Example 2: Documentation search with section-level results
Best for: product docs, help centers, technical guides.
Structure:
- Each heading section becomes its own indexed record
- Records include title, parent page, section heading, anchor URL, and text chunk
- Search results display the page and the matching section
- Full search page supports filters like docs version or product area
Why it works: Users often search for a specific concept, option, or error message rather than a whole page.
Watch for: duplicate-looking results and overly fragmented content if sections are too small.
If documentation is your focus, compare platform options in Best Search Solutions for Documentation Sites.
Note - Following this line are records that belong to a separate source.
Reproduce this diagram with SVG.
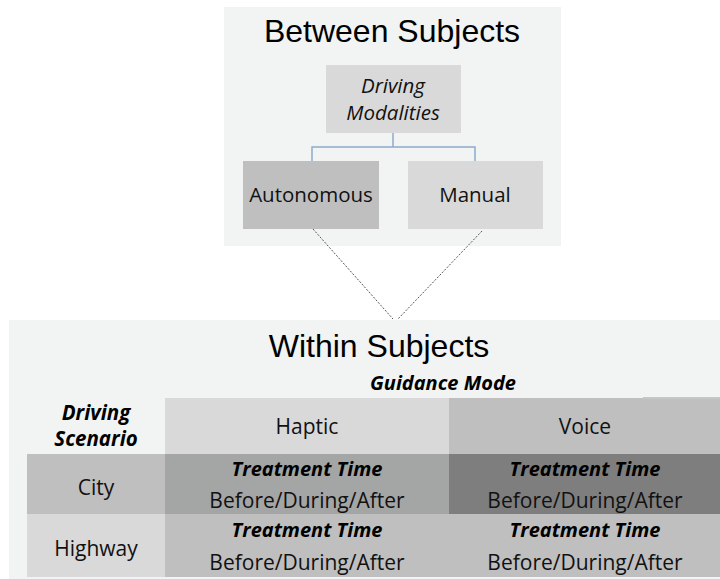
<svg xmlns="http://www.w3.org/2000/svg" width="720" height="579" viewBox="0 0 720 579">
<style>
.panel{fill:#f2f3f3}
.title{font-family:"Liberation Sans",Arial,sans-serif;font-size:32px;fill:#000;text-anchor:middle}
.lbl{font-family:"Open Sans","Noto Sans",sans-serif;font-size:20.5px;fill:#111;text-anchor:middle}
.it{font-style:italic;font-size:20.5px}
.bi{font-family:"Open Sans","Noto Sans",sans-serif;font-size:20px;font-weight:bold;font-style:italic;fill:#000;text-anchor:middle}
.cell{font-family:"Open Sans","Noto Sans",sans-serif;font-size:21px;fill:#111;text-anchor:middle}
.conn{fill:none;stroke:#8eaacb;stroke-width:1.5}
.dot{fill:none;stroke:#555;stroke-width:1;stroke-dasharray:2 1.5}
</style>
<rect width="720" height="579" fill="#fff"/>
<g id="between-panel">
<rect class="panel" x="224" y="7" width="337" height="239"/>
<text class="title" x="392" y="42">Between Subjects</text>
</g>
<g id="within-panel">
<rect class="panel" x="9" y="320" width="711" height="259"/>
<text class="title" x="379" y="357">Within Subjects</text>
</g>
<g id="connectors">
<path class="conn" d="M393 133V147M312 161V147H475V161"/>
<path class="dot" d="M313 229L393 319M482 231L398 319"/>
</g>
<g id="driving-modalities">
<rect x="326" y="65" width="135" height="68" fill="#d9d9d9"/>
<text class="lbl it" x="393" y="93">Driving</text>
<text class="lbl it" x="393" y="120">Modalities</text>
</g>
<g id="autonomous">
<rect x="243" y="161" width="136" height="68" fill="#bfbfbf"/>
<text class="lbl" x="311" y="202">Autonomous</text>
</g>
<g id="manual">
<rect x="408" y="161" width="135" height="68" fill="#d9d9d9"/>
<text class="lbl" x="475" y="202">Manual</text>
</g>
<g id="guidance-mode">
<text class="bi" x="443" y="390">Guidance Mode</text>
</g>
<g id="driving-scenario">
<text class="bi" x="96" y="420" style="font-size:20.5px">Driving</text>
<text class="bi" x="96" y="446" style="font-size:20.5px">Scenario</text>
</g>
<g id="haptic">
<rect x="165" y="398" width="284" height="56" fill="#d9d9d9"/>
<text class="cell" x="307" y="434">Haptic</text>
</g>
<g id="voice">
<rect x="449" y="398" width="271" height="56" fill="#bfbfbf"/>
<rect x="643" y="397" width="77" height="2" fill="#c6c6c6"/>
<text class="cell" x="585" y="434">Voice</text>
</g>
<g id="city">
<rect x="27" y="454" width="138" height="60" fill="#bfbfbf"/>
<text class="cell" x="96" y="495">City</text>
</g>
<g id="highway">
<rect x="27" y="514" width="138" height="63" fill="#d9d9d9"/>
<text class="cell" x="96" y="556">Highway</text>
</g>
<g id="haptic-city">
<rect x="165" y="454" width="284" height="60" fill="#a4a5a5"/>
<text class="bi" x="307" y="476">Treatment Time</text>
<text class="cell" x="307" y="508">Before/During/After</text>
</g>
<g id="voice-city">
<rect x="449" y="454" width="271" height="60" fill="#7e7e7e"/>
<text class="bi" x="585" y="476">Treatment Time</text>
<text class="cell" x="585" y="508">Before/During/After</text>
</g>
<g id="haptic-highway">
<rect x="165" y="514" width="284" height="63" fill="#bfbfbf"/>
<text class="bi" x="307" y="537">Treatment Time</text>
<text class="cell" x="307" y="570">Before/During/After</text>
</g>
<g id="voice-highway">
<rect x="449" y="514" width="271" height="63" fill="#bfbfbf"/>
<text class="bi" x="585" y="537">Treatment Time</text>
<text class="cell" x="585" y="570">Before/During/After</text>
</g>
</svg>
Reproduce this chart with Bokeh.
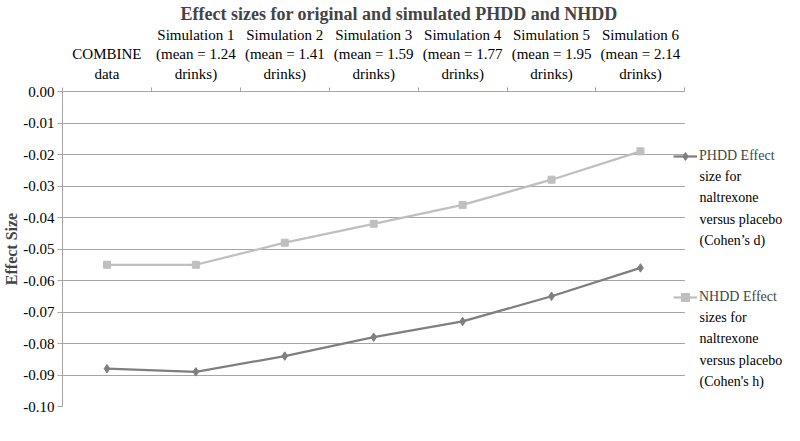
from bokeh.plotting import figure
from bokeh.models import (Range1d, FixedTicker, LinearAxis, Legend, LegendItem,
                          NumeralTickFormatter, ColumnDataSource, BoxAnnotation, Label)
from bokeh.embed import file_html
from bokeh.resources import INLINE

categories = ["COMBINE\ndata",
              "Simulation 1\n(mean = 1.24\ndrinks)",
              "Simulation 2\n(mean = 1.41\ndrinks)",
              "Simulation 3\n(mean = 1.59\ndrinks)",
              "Simulation 4\n(mean = 1.77\ndrinks)",
              "Simulation 5\n(mean = 1.95\ndrinks)",
              "Simulation 6\n(mean = 2.14\ndrinks)"]
phdd = [-0.088, -0.089, -0.084, -0.078, -0.073, -0.065, -0.056]
nhdd = [-0.055, -0.055, -0.048, -0.042, -0.036, -0.028, -0.019]
y_ticks = [0.00, -0.01, -0.02, -0.03, -0.04, -0.05, -0.06, -0.07, -0.08, -0.09, -0.10]
phdd_label = ["PHDD Effect", "size for", "naltrexone", "versus placebo", "(Cohen\u2019s d)"]
nhdd_label = ["NHDD Effect", "sizes for", "naltrexone", "versus placebo", "(Cohen's h)"]

n = len(categories)
x_pos = [i + 0.5 for i in range(n)]
src = ColumnDataSource(dict(x=x_pos, phdd=phdd, nhdd=nhdd))

FONT = "Liberation Serif"
GRID = "#a6a6a6"

# frame spans to the right edge; the extra room right of the last category holds the legend
p = figure(width=784, height=425, output_backend="svg", toolbar_location=None,
           x_range=Range1d(0, 8.12), y_range=Range1d(-0.10, 0.0),
           x_axis_location=None, y_axis_location="left",
           min_border_left=54, min_border_right=0, min_border_top=85,
           min_border_bottom=19)
p.outline_line_color = None
p.background_fill_color = "white"

p.title.text = "Effect sizes for original and simulated PHDD and NHDD"
p.title.align = "left"
p.title.offset = 118
p.title.text_font = FONT
p.title.text_font_size = "18px"
p.title.text_font_style = "bold"
p.title.standoff = 2

xaxis = LinearAxis(ticker=FixedTicker(ticks=x_pos, minor_ticks=list(range(n + 1))),
                   bounds=(0, n))
xaxis.major_label_overrides = {x: c for x, c in zip(x_pos, categories)}
xaxis.major_tick_out = 0
xaxis.major_tick_in = 0
xaxis.minor_tick_out = 4
xaxis.minor_tick_in = 0
xaxis.minor_tick_line_color = GRID
xaxis.axis_line_color = GRID
xaxis.major_label_text_font = FONT
xaxis.major_label_text_font_size = "15px"
xaxis.major_label_text_color = "black"
xaxis.major_label_standoff = 6
p.add_layout(xaxis, "above")

ya = p.yaxis[0]
ya.ticker = FixedTicker(ticks=y_ticks)
ya.formatter = NumeralTickFormatter(format="0.00")
ya.axis_label = "Effect Size"
ya.axis_label_text_font = FONT
ya.axis_label_text_font_size = "16px"
ya.axis_label_text_font_style = "bold"
ya.axis_label_standoff = 0
ya.major_label_text_font = FONT
ya.major_label_text_font_size = "15px"
ya.major_label_text_color = "black"
ya.major_label_standoff = 3
ya.major_tick_out = 5
ya.major_tick_in = 0
ya.minor_tick_out = 0
ya.minor_tick_in = 0
ya.axis_line_color = GRID
ya.major_tick_line_color = GRID

p.xgrid.visible = False
p.ygrid.ticker = FixedTicker(ticks=y_ticks)
p.ygrid.grid_line_color = GRID
p.ygrid.grid_line_width = 1

# blank out grid lines to the right of the category area (legend area)
p.add_layout(BoxAnnotation(left=n, fill_color="white", fill_alpha=1.0,
                           line_alpha=0, level="underlay"))

l1 = p.line("x", "phdd", source=src, line_color="#7f7f7f", line_width=2.25)
s1 = p.scatter("x", "phdd", source=src, marker="diamond", size=8.5, color="#7f7f7f")
l2 = p.line("x", "nhdd", source=src, line_color="#bfbfbf", line_width=2.25)
s2 = p.scatter("x", "nhdd", source=src, marker="square", size=7, color="#bfbfbf")

legend = Legend(items=[LegendItem(label=phdd_label[0], renderers=[l1, s1]),
                       LegendItem(label=nhdd_label[0], renderers=[l2, s2])],
                location=(611, 99), padding=0, margin=0, spacing=121,
                border_line_color=None, background_fill_alpha=0,
                label_text_font=FONT, label_text_font_size="14px",
                glyph_width=24, glyph_height=20, label_height=20, label_standoff=2)
p.add_layout(legend, "center")

# continuation lines of the two legend labels
LINE_H = 21.5
for first_y, lines in ((252, phdd_label), (111, nhdd_label)):
    for k, t in enumerate(lines[1:], start=1):
        p.add_layout(Label(x=637, y=first_y - k * LINE_H, x_units="screen", y_units="screen",
                           text=t, text_font=FONT, text_font_size="14px",
                           text_baseline="middle", text_color="black"))

open("out.html", "w").write(file_html(p, INLINE))
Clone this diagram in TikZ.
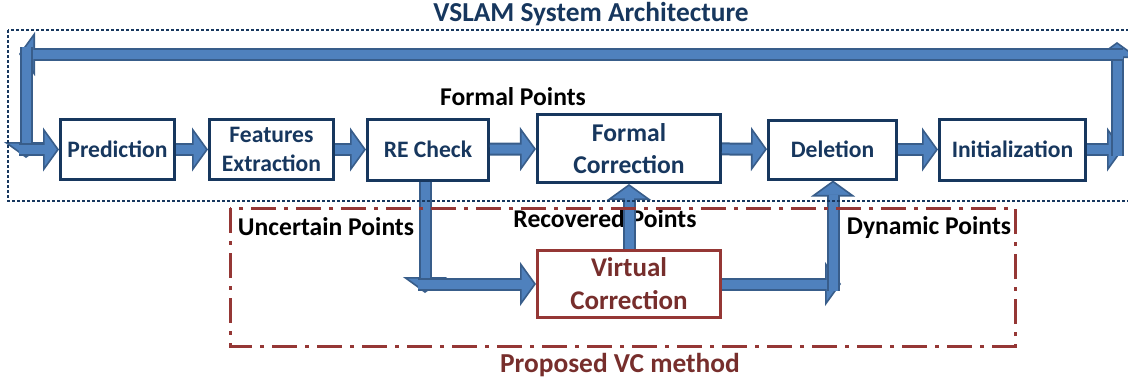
\documentclass[tikz,border=0pt]{standalone}
\usepackage{fontspec}
\setmainfont{Carlito}
\usetikzlibrary{arrows.meta}
\definecolor{boxnavy}{HTML}{17375E}
\definecolor{flowblue}{HTML}{4F81BD}
\definecolor{flowedge}{HTML}{385D8A}
\definecolor{vcred}{HTML}{953735}
\definecolor{vctext}{HTML}{772E2C}
\tikzset{
  blk/.style={draw=boxnavy,line width=1.5pt,fill=white,text=boxnavy,align=center,inner sep=1pt,
    font=\fontsize{11.8}{14.5}\selectfont\bfseries},
  vcblk/.style={blk,draw=vcred,text=vctext,font=\fontsize{13.5}{16.5}\selectfont\bfseries},
  lbl/.style={font=\fontsize{12.8}{15}\selectfont\bfseries},
  ttl/.style={font=\fontsize{13.7}{16}\selectfont\bfseries,text=boxnavy},
  flow/.style={draw=flowedge,line width=6.5pt,-{Triangle[length=8pt,width=22pt,line width=0.8pt,fill=flowblue]},
    postaction={draw=flowblue,line width=4.5pt,arrows={-},shorten >=7pt}},
  archframe/.style={draw=boxnavy,line width=1.2pt,dash pattern=on 1.5pt off 1pt},
  vcframe/.style={draw=vcred,line width=1.5pt,dash pattern=on 12.5pt off 4pt on 2pt off 4pt},
}
\begin{document}
\begin{tikzpicture}[x=0.5pt,y=-0.5pt]
\useasboundingbox (0,0) rectangle (1128,381);
% main chain
\node[blk,minimum width=57pt,minimum height=30pt] (pred) at (117.5,149.5) {Prediction};
\node[blk,minimum width=62pt,minimum height=30pt] (feat) at (271.5,149.5) {Features\\Extraction};
\node[blk,minimum width=60.5pt,minimum height=30.5pt] (rechk) at (428,149.5) {RE Check};
\node[blk,minimum width=91.5pt,minimum height=34pt,font=\fontsize{12.8}{16}\selectfont\bfseries] (formal) at (629,148.5) {Formal\\Correction};
\node[blk,minimum width=64pt,minimum height=29.5pt] (del) at (832.5,149.5) {Deletion};
\node[blk,minimum width=73pt,minimum height=30.5pt] (init) at (1012.5,149.5) {Initialization};
\node[vcblk,minimum width=91.5pt,minimum height=33.5pt] (virt) at (629,284) {Virtual\\Correction};
% labels
\node[ttl] (archttl) at (591,14) {VSLAM System Architecture};
\node[ttl,text=vctext] (vcttl) at (620,365) {Proposed VC method};
\node[lbl] (fpts) at (513,97) {Formal Points};
\node[lbl] (upts) at (326,227) {Uncertain Points};
\node[lbl] (rpts) at (605,219) {Recovered Points};
\node[lbl] (dpts) at (929,228) {Dynamic Points};
% corners of the flow
\coordinate (c1) at (1123,149.5);
\coordinate (rb) at (1117,156);
\coordinate (rt) at (1117,42);
\coordinate (tr) at (1123,54);
\coordinate (tl) at (19,54);
\coordinate (lt) at (26,47);
\coordinate (lb) at (26,158);
\coordinate (lin) at (19,149.5);
\coordinate (rd) at (425,293);
\coordinate (rc) at (418,284);
\coordinate (vc) at (841,284);
\coordinate (vf) at (833,291);
\foreach \a/\b in {pred/feat,feat/rechk,rechk/formal,formal/del,del/init} {
  \draw[flow] (\a) -- (\b);
}
% feedback loop
\draw[flow] (init) -- (c1);
\draw[flow] (rb) -- (rt);
\draw[flow] (tr) -- (tl);
\draw[flow] (lt) -- (lb);
\draw[flow] (lin) -- (pred);
% VC branch
\draw[flow] (rd |- rechk.south) -- (rd);
\draw[flow] (rc) -- (virt);
\draw[flow] (virt) -- (formal);
\draw[flow] (virt) -- (vc);
\draw[flow] (vf) -- (vf |- del.south);
% frames
\draw[archframe] (8,30) rectangle (1140,201);
\draw[vcframe] (230,208) rectangle (1015,346);
\end{tikzpicture}
\end{document}
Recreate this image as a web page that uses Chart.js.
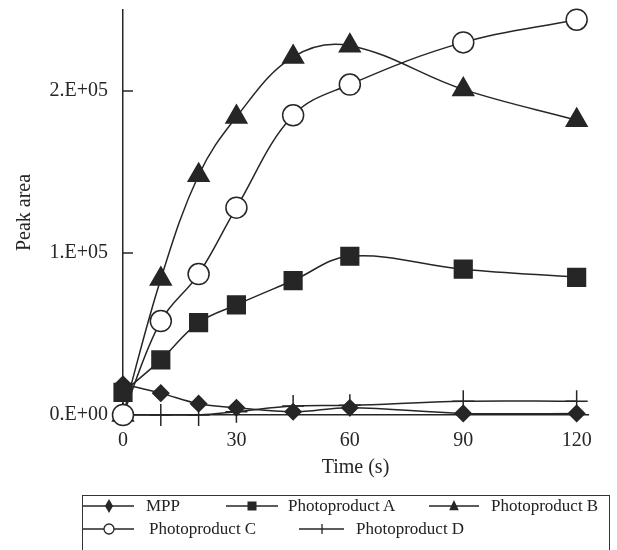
<!DOCTYPE html>
<html>
<head>
<meta charset="utf-8">
<script src="https://cdn.jsdelivr.net/npm/chart.js@4/dist/chart.umd.min.js"></script>
<style>
  html, body { margin: 0; padding: 0; background: #fff; overflow: hidden; }
  #wrap { position: relative; width: 617px; height: 550px; }
  #c { position: absolute; left: 0; top: 0; }
  #legend { position: absolute; left: 82px; top: 495px; width: 528px; height: 80px;
            border: 1.2px solid #333; box-sizing: border-box; }
  .item { position: absolute; display: flex; align-items: center;
          font: 17px "Liberation Serif", "Times New Roman", serif; color: #222; white-space: nowrap; }
</style>
</head>
<body>
<div id="wrap">
  <canvas id="c" width="617" height="550"></canvas>
  <div id="legend"></div>
</div>
<script>
// ---- data ----
const times = [0, 10, 20, 30, 45, 60, 90, 120];
const seriesNames = ["MPP", "Photoproduct A", "Photoproduct B", "Photoproduct C", "Photoproduct D"];
const mpp      = [19000, 13500, 7000, 4500, 2000, 4500, 1000, 1000];
const photoA   = [14000, 34000, 57000, 68000, 83000, 98000, 90000, 85000];
const photoB   = [0, 84000, 148000, 184000, 221000, 228000, 201000, 182000];
const photoC   = [0, 58000, 87000, 128000, 185000, 204000, 230000, 244000];
const photoD   = [0, 0, 0, 2000, 5500, 6000, 8500, 8500];
const xTicks = [0, 30, 60, 90, 120];
const yTicks = [0, 100000, 200000];
const yTickLabels = ["0.E+00", "1.E+05", "2.E+05"];

const ink = "#262626";
const FONT = "'Liberation Serif', 'Times New Roman', serif";

function pts(vals) { return vals.map((v, i) => ({ x: times[i], y: v })); }

const styles = [
  { pointStyle: "rectRot",  radius: 8,    fill: ink,    legendR: 6 },
  { pointStyle: "rect",     radius: 12.5, fill: ink,    legendR: 4.5 },
  { pointStyle: "triangle", radius: 12,   fill: ink,    legendR: 6 },
  { pointStyle: "circle",   radius: 10.5, fill: "#fff", legendR: 5 },
  { pointStyle: "cross",    radius: 11,   fill: ink,    legendR: 5 }
];
const allSeries = [mpp, photoA, photoB, photoC, photoD];

const datasets = allSeries.map((vals, i) => ({
  label: seriesNames[i],
  data: pts(vals),
  borderColor: ink,
  borderWidth: 1.5,
  tension: 0.38,
  pointStyle: styles[i].pointStyle,
  pointRadius: styles[i].radius,
  pointHoverRadius: styles[i].radius,
  pointBackgroundColor: styles[i].fill,
  pointBorderColor: ink,
  pointBorderWidth: 1.5,
  clip: false,
  fill: false
}));
// draw order: D, MPP, A, B, C on top
datasets[4].order = 5; datasets[0].order = 4; datasets[1].order = 3; datasets[2].order = 2; datasets[3].order = 1;

const inwardTicks = {
  id: "inwardTicks",
  afterDraw(chart) {
    const { ctx, chartArea, scales } = chart;
    ctx.save();
    ctx.strokeStyle = ink;
    ctx.lineWidth = 1.5;
    yTicks.forEach(v => {
      if (v === 0) return;
      const y = scales.y.getPixelForValue(v);
      ctx.beginPath();
      ctx.moveTo(chartArea.left, y);
      ctx.lineTo(chartArea.left + 10, y);
      ctx.stroke();
    });
    ctx.restore();
  }
};

function zeroPad(s) { s.paddingTop = 0; s.paddingBottom = 0; s.paddingLeft = 0; s.paddingRight = 0; }

new Chart(document.getElementById("c"), {
  type: "line",
  data: { datasets },
  plugins: [inwardTicks],
  options: {
    responsive: false,
    animation: false,
    events: [],
    layout: { autoPadding: false, padding: { left: 0, top: 10, right: 29, bottom: 65 } },
    plugins: { legend: { display: false }, tooltip: { enabled: false } },
    scales: {
      x: {
        type: "linear", min: 0, max: 123,
        afterBuildTicks: s => { s.ticks = xTicks.map(v => ({ value: v })); },
        afterFit: s => { s.height = 70; zeroPad(s); },
        grid: { display: false, drawTicks: false },
        border: { display: true, color: ink, width: 1.5 },
        ticks: { color: ink, font: { family: FONT, size: 20 }, padding: 14, maxRotation: 0 },
        title: { display: true, text: "Time (s)", color: ink,
                 font: { family: FONT, size: 20 }, padding: { top: 0, bottom: 5 } }
      },
      y: {
        min: 0, max: 250000,
        afterBuildTicks: s => { s.ticks = yTicks.map(v => ({ value: v })); },
        afterFit: s => { s.width = 123; zeroPad(s); },
        grid: { display: false, drawTicks: false },
        border: { display: true, color: ink, width: 1.5 },
        ticks: { color: ink, font: { family: FONT, size: 20 }, padding: 15,
                 callback: v => yTickLabels[yTicks.indexOf(v)] },
        title: { display: true, text: "Peak area", color: ink,
                 font: { family: FONT, size: 20 }, padding: { top: 13, bottom: 0 } }
      }
    }
  }
});

// ---- legend (HTML, real text) ----
const legendPos = [
  { left: 0,   top: 0,  w: 51, gap: 12 },
  { left: 143, top: 0,  w: 52, gap: 10 },
  { left: 346, top: 0,  w: 50, gap: 12 },
  { left: 0,   top: 23, w: 51, gap: 15 },
  { left: 216, top: 23, w: 45, gap: 12 }
];
function sampleSvg(i) {
  const s = styles[i], r = s.legendR, W = legendPos[i].w, cx = Math.round(W / 2), cy = 10;
  let m = "";
  if (s.pointStyle === "rectRot") m = `<polygon points="${cx},${cy-r-1} ${cx+r-2},${cy} ${cx},${cy+r+1} ${cx-r+2},${cy}" fill="${ink}"/>`;
  else if (s.pointStyle === "rect") m = `<rect x="${cx-r}" y="${cy-r}" width="${2*r}" height="${2*r}" fill="${ink}"/>`;
  else if (s.pointStyle === "triangle") m = `<polygon points="${cx},${cy-r} ${cx+r*0.8},${cy+r*0.7} ${cx-r*0.8},${cy+r*0.7}" fill="${ink}"/>`;
  else if (s.pointStyle === "circle") m = `<circle cx="${cx}" cy="${cy}" r="${r}" fill="#fff" stroke="${ink}" stroke-width="1.3"/>`;
  else m = `<line x1="${cx}" y1="${cy-r}" x2="${cx}" y2="${cy+r}" stroke="${ink}" stroke-width="1.3"/>`;
  return `<svg width="${W}" height="20" style="margin-right:${legendPos[i].gap}px"><line x1="0" y1="${cy}" x2="${W}" y2="${cy}" stroke="${ink}" stroke-width="1.3"/>${m}</svg>`;
}
const legend = document.getElementById("legend");
seriesNames.forEach((name, i) => {
  const d = document.createElement("div");
  d.className = "item";
  d.style.left = legendPos[i].left + "px";
  d.style.top = legendPos[i].top + "px";
  d.innerHTML = sampleSvg(i) + `<span>${name}</span>`;
  legend.appendChild(d);
});
</script>
</body>
</html>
Example 3: Larger content site with hosted search engine
Best for: multi-author publishing sites, ecommerce-adjacent content hubs, fast-changing websites.
Structure:
- CMS publish webhook triggers indexing job
- Next.js renders search UI and results pages
- Query requests go to a hosted or self-managed search service
- Ranking rules weight title, headings, freshness, and content type
- Analytics track no-result searches and clicked results
Why it works: It scales better, supports richer relevance controls, and reduces pressure on the frontend bundle.
Watch for: provider lock-in, indexing drift, and complexity if your record schema is not well defined.
If you are comparing engines, start with Meilisearch vs Typesense vs Elasticsearch for Site Search.
When to update
A good nextjs site search setup should be revisited whenever the structure of your content, framework boundaries, or publishing workflow changes. Search is not a one-time feature. It is part of your information architecture, and it usually gets less accurate if left unattended.
Update your implementation when any of the following happens:
- You add a new content type that should be searchable
- You move from static content to a CMS or vice versa
- Your site grows enough that client-side indexing becomes too heavy
- You adopt new app router patterns that change how search params or page rendering work
- You redesign navigation and need search to fill more discovery gaps
- You see repeated no-result queries or poor click behavior in search analytics
- You need better filters, synonyms, or typo handling than your current setup supports
A practical maintenance checklist looks like this:
- Audit the index schema: Are the fields still the right ones for your content?
- Test real queries: Use internal search logs, support questions, and sales questions to build a test set.
- Review result quality: Check whether the first three results genuinely answer the query.
- Measure performance: Watch request count, payload size, and interactive latency.
- Inspect empty states: Make sure no-result pages guide the user to a useful next step.
- Revisit ranking rules: Keep them understandable and based on user intent.
- Document the workflow: Make indexing part of publishing rather than a hidden developer task.
If you want one rule to carry forward, use this: build your search integration so that content, indexing, and UI can evolve independently. That one decision makes future migrations much easier. You can change engines, update the app router implementation, or refine the result interface without rebuilding the entire system from scratch.
For final polishing, it is worth reviewing Website Search UX Best Practices Checklist. A search feature is only successful when it is both relevant and easy to use.
In other words, the most durable way to add search to nextjs website projects is to treat search as a repeatable workflow: define records, generate or sync the index, build a dedicated UI, measure how people use it, and revise it as the site changes. That approach stays relevant even when implementation details shift.